The sports pages of The Guardian established a world record on Christmas Eve, by publishing its weekly Leonard Barden chess column, the latest in an unbroken sequence that goes back more than 54 years.

The Guardian, keen to preserve a run that started when its title was still the Manchester Guardian, ran Barden’s usual Saturday column on the Thursday this week, as the newspaper does not publish on Boxing Day.

Barden said: “I have never missed a week in 54 years, and as a result the Guardian undisputably holds the world record for the longest continuous chess column of (currently) 54 years 3 months.”

Barden took over the column when his predecessor, Julius du Mont, suffered a stroke in August 1955. “The last column he wrote was September 1, 1955. I have examined it and it is not in my style, while the selected game is Persitz v Wallis at Southend, won by Wallis. I am quite sure I would not have started my column by publishing a defeat for my best friend,” Barden said.

“My memory is that Du Mont had his stroke between submitting the column and receiving the proof, and that my first act was to check the September 1 proof. My first actual column was September 8 1955. I have it in front of me now. It was a brief report on the world junior championship at Antwerp.”

Last year, Barden told the Guardian‘s Stephen Moss that he had been playing at a tournament on the south coast when he heard that Du Mont had died. “The news of Du Mont’s death came to me when I was in the loo at Bognor,” he said. “I do remember that moment.”

He also revealed there was an elementary error in one of the last problems Du Mont had set, and there followed a torrent of agitated phone calls and letters. “I was told I had to answer all the complaints personally,” he recalls. “The chess column also appeared in Guardian Weekly, and letters were still coming in months later.”

The previous record for an unbroken chess column was by George Koltanowski’s daily column in the San Francisco Chronicle, which ran for 51 years 9 months and 18 days from 1948 to 2000.

Barden said: “There are various claimants for the world’s longest running column with a break, but the significant rival is Herman Helms of the US who wrote, allowing for a break, for a non-continuous almost 58 years. Because Helms was an American and because his record set in 1955 is so long-standing, most chess writers still accept his landmark as the one to beat. So to be adjudged as superior, the Guardian column needs to continue without any break.”

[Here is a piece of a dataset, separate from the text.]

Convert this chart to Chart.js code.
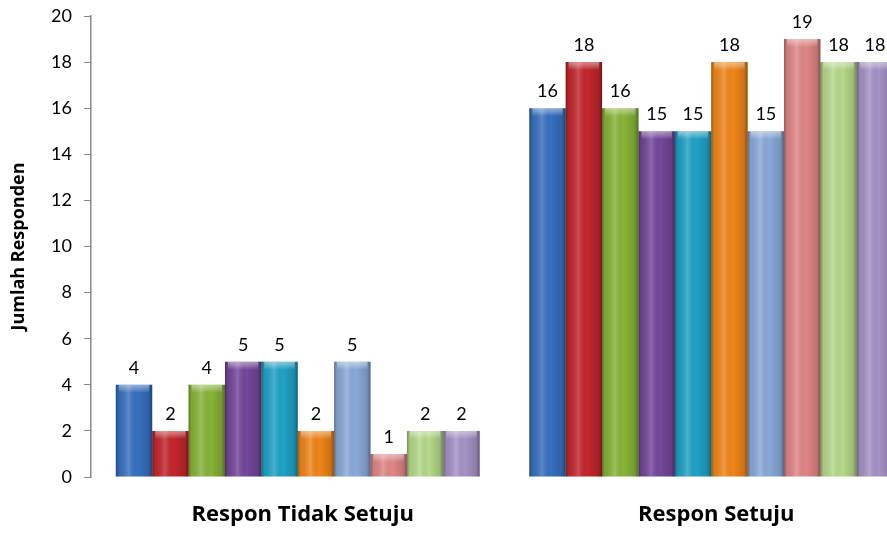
<!DOCTYPE html>
<html>
<head>
<meta charset="utf-8">
<script src="https://cdn.jsdelivr.net/npm/chart.js@4.4.0/dist/chart.umd.min.js"></script>
<style>
  html, body { margin: 0; padding: 0; background: #fff; overflow: hidden; }
  #wrap { width: 930px; height: 533px; }
</style>
</head>
<body>
<div id="wrap"><canvas id="chart" width="930" height="533"></canvas></div>
<script>
// categories and series
const categories = ['Respon Tidak Setuju', 'Respon Setuju'];
const seriesNames = ['S1', 'S2', 'S3', 'S4', 'S5', 'S6', 'S7', 'S8', 'S9', 'S10'];
const tidakSetuju = [4, 2, 4, 5, 5, 2, 5, 1, 2, 2];
const setuju = [16, 18, 16, 15, 15, 18, 15, 19, 18, 18];
const yTicks = [0, 2, 4, 6, 8, 10, 12, 14, 16, 18, 20];
const colors = ['#3670c0', '#c3262c', '#88b437', '#74479a', '#1fa2c6',
                '#f08519', '#8aa9d9', '#e08686', '#b6d98a', '#a592c6'];

const datasets = seriesNames.map((name, i) => ({
  label: name,
  data: [tidakSetuju[i], setuju[i]],
  backgroundColor: colors[i],
  borderWidth: 0
}));

// glossy shading + value labels on top of each bar
const barGloss = {
  id: 'barGloss',
  afterDatasetsDraw(chart) {
    const ctx = chart.ctx;
    chart.data.datasets.forEach((ds, di) => {
      const meta = chart.getDatasetMeta(di);
      meta.data.forEach((bar, j) => {
        const left = bar.x - bar.width / 2;
        const w = bar.width;
        const top = bar.y;
        const h = bar.base - bar.y;
        ctx.save();
        const g = ctx.createLinearGradient(left, 0, left + w, 0);
        g.addColorStop(0, 'rgba(0,0,0,0.35)');
        g.addColorStop(0.08, 'rgba(0,0,0,0.08)');
        g.addColorStop(0.35, 'rgba(255,255,255,0.18)');
        g.addColorStop(0.6, 'rgba(0,0,0,0)');
        g.addColorStop(0.9, 'rgba(0,0,0,0.15)');
        g.addColorStop(1, 'rgba(0,0,0,0.4)');
        ctx.fillStyle = g;
        ctx.fillRect(left, top, w, h);
        // light top cap
        const cap = ctx.createLinearGradient(0, top, 0, top + 8);
        cap.addColorStop(0, 'rgba(255,255,255,0.45)');
        cap.addColorStop(0.5, 'rgba(255,255,255,0.25)');
        cap.addColorStop(1, 'rgba(255,255,255,0)');
        ctx.fillStyle = cap;
        ctx.fillRect(left + 3, top, w - 6, 8);
        // value label
        ctx.fillStyle = '#000';
        ctx.font = '18px Lato';
        ctx.textAlign = 'center';
        ctx.textBaseline = 'bottom';
        ctx.fillText(ds.data[j], bar.x, top - 8);
        ctx.restore();
      });
    });
  }
};

new Chart(document.getElementById('chart'), {
  type: 'bar',
  data: { labels: categories, datasets: datasets },
  options: {
    responsive: false,
    animation: false,
    layout: { padding: { top: 16, right: 12, left: 8, bottom: 0 } },
    plugins: {
      legend: { display: false },
      tooltip: { enabled: false }
    },
    datasets: {
      bar: { categoryPercentage: 0.88, barPercentage: 1.0 }
    },
    scales: {
      x: {
        grid: { display: false },
        border: { display: false },
        ticks: {
          color: '#000',
          padding: 17,
          labelOffset: 5,
          font: { family: 'Open Sans', size: 22, weight: 'bold' }
        },
        afterFit(scale) { scale.height = 56; }
      },
      y: {
        min: 0,
        max: 20,
        afterBuildTicks(scale) { scale.ticks = yTicks.map(v => ({ value: v })); },
        grid: { drawOnChartArea: false, tickLength: 7, color: '#888' },
        border: { display: true, color: '#888', width: 1.5 },
        ticks: {
          color: '#000',
          padding: 12,
          font: { family: 'Lato', size: 18 }
        },
        title: {
          display: true,
          text: 'Jumlah Responden',
          color: '#000',
          padding: { top: 0, bottom: 2 },
          font: { family: 'Open Sans', size: 18, weight: 'bold' }
        },
        afterFit(scale) {
          scale.width = 83;
          scale.paddingTop = 0;
          scale.paddingBottom = 0;
        }
      }
    }
  },
  plugins: [barGloss]
});
</script>
</body>
</html>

Croydon-born Barden, 80, also writes chess columns for the Evening Standard and Financial Times. After reading history at Balliol, he combined journalism with chess playing, and was British chess champion in 1954. In 1960 he beat Bobby Fischer in a “blitz” game.

In the 1970s Barden was a presenter on the BBC2 televised Master Game series. He was the first chess writer to predict in print that Garry Kasparov (then 11) would become world champion and that Nigel Short (then 9) would become Kasparov’s challenger.